- [Aim of the exercise] Go through the listing below and list every line with "this".

- [Dataset excerpts]

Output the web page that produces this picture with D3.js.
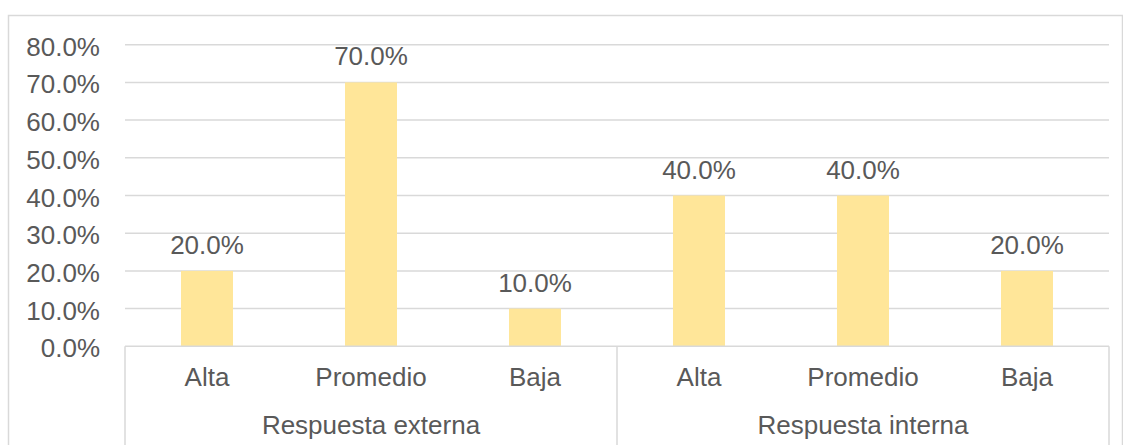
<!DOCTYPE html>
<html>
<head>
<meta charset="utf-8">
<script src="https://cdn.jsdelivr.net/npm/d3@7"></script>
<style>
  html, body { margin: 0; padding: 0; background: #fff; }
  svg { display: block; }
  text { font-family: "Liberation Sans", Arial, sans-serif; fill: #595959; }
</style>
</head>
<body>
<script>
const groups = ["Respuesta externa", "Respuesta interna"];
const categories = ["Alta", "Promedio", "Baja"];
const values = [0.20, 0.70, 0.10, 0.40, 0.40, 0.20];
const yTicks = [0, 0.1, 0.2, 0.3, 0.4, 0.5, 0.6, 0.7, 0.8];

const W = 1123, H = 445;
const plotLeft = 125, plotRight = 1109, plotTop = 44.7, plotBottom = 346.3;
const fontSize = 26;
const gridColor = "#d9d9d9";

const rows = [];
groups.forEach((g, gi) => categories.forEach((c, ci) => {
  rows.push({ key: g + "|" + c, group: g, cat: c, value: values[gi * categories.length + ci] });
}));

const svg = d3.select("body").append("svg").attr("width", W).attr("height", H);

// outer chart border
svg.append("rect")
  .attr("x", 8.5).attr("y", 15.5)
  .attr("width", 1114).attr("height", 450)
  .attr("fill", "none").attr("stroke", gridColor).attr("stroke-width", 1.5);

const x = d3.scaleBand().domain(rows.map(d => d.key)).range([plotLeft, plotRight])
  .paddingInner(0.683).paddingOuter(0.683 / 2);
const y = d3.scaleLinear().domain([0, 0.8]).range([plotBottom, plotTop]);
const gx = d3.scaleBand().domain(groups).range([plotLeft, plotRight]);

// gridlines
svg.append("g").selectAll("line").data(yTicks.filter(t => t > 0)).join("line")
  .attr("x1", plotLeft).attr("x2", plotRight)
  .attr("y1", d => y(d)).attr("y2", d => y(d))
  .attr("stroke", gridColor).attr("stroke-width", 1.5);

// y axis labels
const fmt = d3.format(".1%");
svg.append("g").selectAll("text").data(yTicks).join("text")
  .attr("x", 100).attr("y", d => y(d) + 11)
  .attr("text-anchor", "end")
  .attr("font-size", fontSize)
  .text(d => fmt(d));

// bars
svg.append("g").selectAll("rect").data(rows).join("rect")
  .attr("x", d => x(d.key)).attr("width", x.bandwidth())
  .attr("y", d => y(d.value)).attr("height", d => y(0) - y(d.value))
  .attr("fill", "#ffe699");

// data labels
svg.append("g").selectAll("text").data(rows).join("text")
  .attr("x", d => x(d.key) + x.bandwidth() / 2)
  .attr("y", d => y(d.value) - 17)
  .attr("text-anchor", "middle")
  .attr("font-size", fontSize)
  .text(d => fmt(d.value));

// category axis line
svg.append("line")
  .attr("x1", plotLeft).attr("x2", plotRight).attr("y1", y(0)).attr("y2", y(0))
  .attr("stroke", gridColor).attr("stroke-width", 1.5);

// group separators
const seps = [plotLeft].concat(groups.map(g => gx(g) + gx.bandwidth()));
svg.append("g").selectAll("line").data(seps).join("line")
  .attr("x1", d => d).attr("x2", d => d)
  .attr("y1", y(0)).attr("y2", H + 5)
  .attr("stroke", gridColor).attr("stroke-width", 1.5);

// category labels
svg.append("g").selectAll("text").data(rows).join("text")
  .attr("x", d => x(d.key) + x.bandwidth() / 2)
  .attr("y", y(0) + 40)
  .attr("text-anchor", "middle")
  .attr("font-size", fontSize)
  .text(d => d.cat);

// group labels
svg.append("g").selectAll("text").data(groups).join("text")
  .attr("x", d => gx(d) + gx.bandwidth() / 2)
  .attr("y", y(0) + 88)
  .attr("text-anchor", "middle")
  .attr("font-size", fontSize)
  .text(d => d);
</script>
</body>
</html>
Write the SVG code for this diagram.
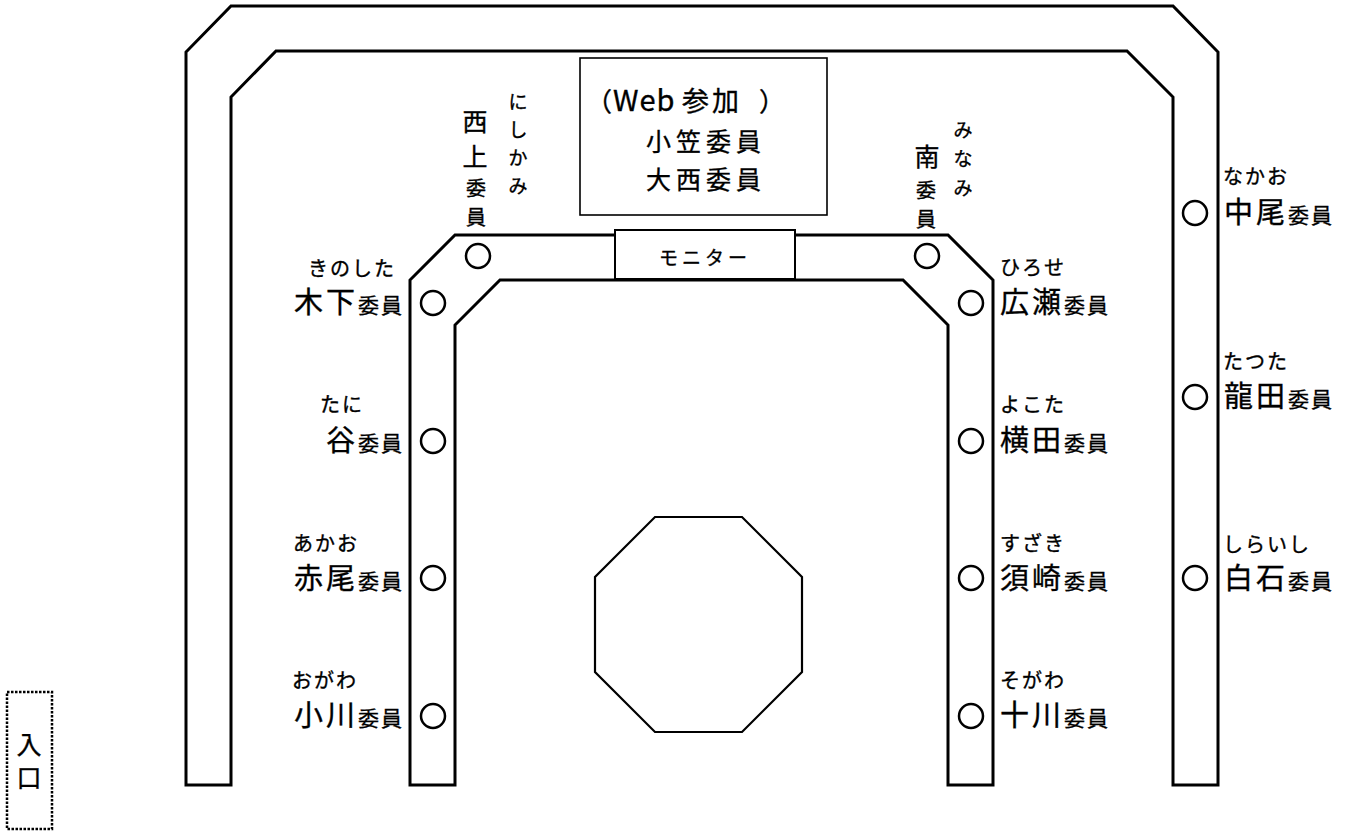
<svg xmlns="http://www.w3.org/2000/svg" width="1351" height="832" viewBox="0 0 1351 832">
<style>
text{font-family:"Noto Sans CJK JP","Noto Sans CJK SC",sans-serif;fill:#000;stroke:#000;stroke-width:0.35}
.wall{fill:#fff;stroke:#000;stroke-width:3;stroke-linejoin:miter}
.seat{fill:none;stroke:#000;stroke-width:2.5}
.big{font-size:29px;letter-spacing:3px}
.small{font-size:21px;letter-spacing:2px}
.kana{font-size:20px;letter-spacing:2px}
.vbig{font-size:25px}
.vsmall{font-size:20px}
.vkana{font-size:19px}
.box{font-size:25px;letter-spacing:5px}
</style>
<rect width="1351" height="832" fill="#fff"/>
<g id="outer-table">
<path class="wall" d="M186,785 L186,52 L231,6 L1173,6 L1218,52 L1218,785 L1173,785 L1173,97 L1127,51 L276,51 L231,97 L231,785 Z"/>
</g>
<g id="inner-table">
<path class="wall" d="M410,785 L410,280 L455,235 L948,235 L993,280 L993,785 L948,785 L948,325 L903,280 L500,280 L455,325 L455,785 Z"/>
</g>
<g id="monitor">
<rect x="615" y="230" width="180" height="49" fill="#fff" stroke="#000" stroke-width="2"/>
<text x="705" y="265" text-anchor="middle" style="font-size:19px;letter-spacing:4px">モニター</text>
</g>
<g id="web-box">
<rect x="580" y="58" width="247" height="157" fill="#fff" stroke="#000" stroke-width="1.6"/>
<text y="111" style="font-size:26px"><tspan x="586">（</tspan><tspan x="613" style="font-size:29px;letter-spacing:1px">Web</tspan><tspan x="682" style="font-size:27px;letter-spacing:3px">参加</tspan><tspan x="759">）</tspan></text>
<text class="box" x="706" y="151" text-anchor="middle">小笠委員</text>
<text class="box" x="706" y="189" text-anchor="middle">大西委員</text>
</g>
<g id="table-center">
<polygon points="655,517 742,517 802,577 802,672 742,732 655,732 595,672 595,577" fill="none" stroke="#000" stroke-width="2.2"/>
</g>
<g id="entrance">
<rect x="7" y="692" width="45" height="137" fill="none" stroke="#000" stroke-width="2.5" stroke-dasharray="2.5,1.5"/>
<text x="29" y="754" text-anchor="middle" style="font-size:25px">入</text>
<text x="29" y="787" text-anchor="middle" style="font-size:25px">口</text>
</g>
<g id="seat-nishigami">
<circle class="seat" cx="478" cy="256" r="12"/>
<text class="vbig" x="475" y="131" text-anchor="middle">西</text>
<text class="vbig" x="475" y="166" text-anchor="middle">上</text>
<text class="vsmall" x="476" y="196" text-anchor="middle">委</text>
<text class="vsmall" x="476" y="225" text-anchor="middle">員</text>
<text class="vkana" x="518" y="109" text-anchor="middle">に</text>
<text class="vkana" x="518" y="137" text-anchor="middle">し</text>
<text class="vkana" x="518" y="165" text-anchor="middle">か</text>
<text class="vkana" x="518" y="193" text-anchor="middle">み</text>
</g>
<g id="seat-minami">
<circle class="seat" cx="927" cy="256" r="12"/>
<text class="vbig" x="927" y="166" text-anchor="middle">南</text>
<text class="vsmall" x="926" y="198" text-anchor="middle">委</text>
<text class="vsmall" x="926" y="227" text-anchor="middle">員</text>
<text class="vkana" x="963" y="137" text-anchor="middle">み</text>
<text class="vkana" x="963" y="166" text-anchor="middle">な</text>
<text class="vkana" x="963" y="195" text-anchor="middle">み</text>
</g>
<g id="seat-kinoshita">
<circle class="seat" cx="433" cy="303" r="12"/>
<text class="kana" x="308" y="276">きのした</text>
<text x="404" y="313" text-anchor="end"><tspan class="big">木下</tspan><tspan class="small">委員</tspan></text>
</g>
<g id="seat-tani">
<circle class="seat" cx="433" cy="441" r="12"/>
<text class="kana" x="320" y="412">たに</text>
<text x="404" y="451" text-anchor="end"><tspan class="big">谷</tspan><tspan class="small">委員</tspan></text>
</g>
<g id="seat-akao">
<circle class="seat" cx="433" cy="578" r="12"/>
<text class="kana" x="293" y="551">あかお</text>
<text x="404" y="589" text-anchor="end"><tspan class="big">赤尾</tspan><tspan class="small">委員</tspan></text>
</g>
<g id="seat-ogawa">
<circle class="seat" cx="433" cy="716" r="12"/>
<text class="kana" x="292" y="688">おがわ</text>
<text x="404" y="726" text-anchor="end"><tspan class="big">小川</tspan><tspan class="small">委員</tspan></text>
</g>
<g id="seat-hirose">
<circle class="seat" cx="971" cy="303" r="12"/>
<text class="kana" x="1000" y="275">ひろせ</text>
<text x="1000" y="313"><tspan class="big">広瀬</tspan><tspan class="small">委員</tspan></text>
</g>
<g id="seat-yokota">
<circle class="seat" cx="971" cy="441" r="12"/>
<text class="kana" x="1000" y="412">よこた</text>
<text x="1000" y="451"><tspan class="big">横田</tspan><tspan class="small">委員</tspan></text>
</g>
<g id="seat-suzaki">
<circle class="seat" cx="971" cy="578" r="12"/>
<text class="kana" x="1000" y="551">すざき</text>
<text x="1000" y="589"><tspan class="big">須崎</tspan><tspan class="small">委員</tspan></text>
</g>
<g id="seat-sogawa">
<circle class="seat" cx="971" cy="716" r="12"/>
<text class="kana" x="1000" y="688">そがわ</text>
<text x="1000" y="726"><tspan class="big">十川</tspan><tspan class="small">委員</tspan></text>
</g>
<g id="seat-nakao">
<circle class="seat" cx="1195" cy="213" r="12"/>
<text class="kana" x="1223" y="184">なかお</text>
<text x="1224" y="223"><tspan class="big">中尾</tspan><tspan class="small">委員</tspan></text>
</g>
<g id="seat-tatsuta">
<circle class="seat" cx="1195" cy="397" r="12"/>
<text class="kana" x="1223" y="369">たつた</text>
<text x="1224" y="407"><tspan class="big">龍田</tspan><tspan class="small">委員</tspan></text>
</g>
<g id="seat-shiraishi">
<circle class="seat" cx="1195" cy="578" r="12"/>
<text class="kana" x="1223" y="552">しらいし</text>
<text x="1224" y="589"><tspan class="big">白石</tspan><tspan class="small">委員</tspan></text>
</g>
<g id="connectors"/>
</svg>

- [Reply to the exercise]
Output the web page that produces this picture with D3.js.
Write the SVG code for this diagram.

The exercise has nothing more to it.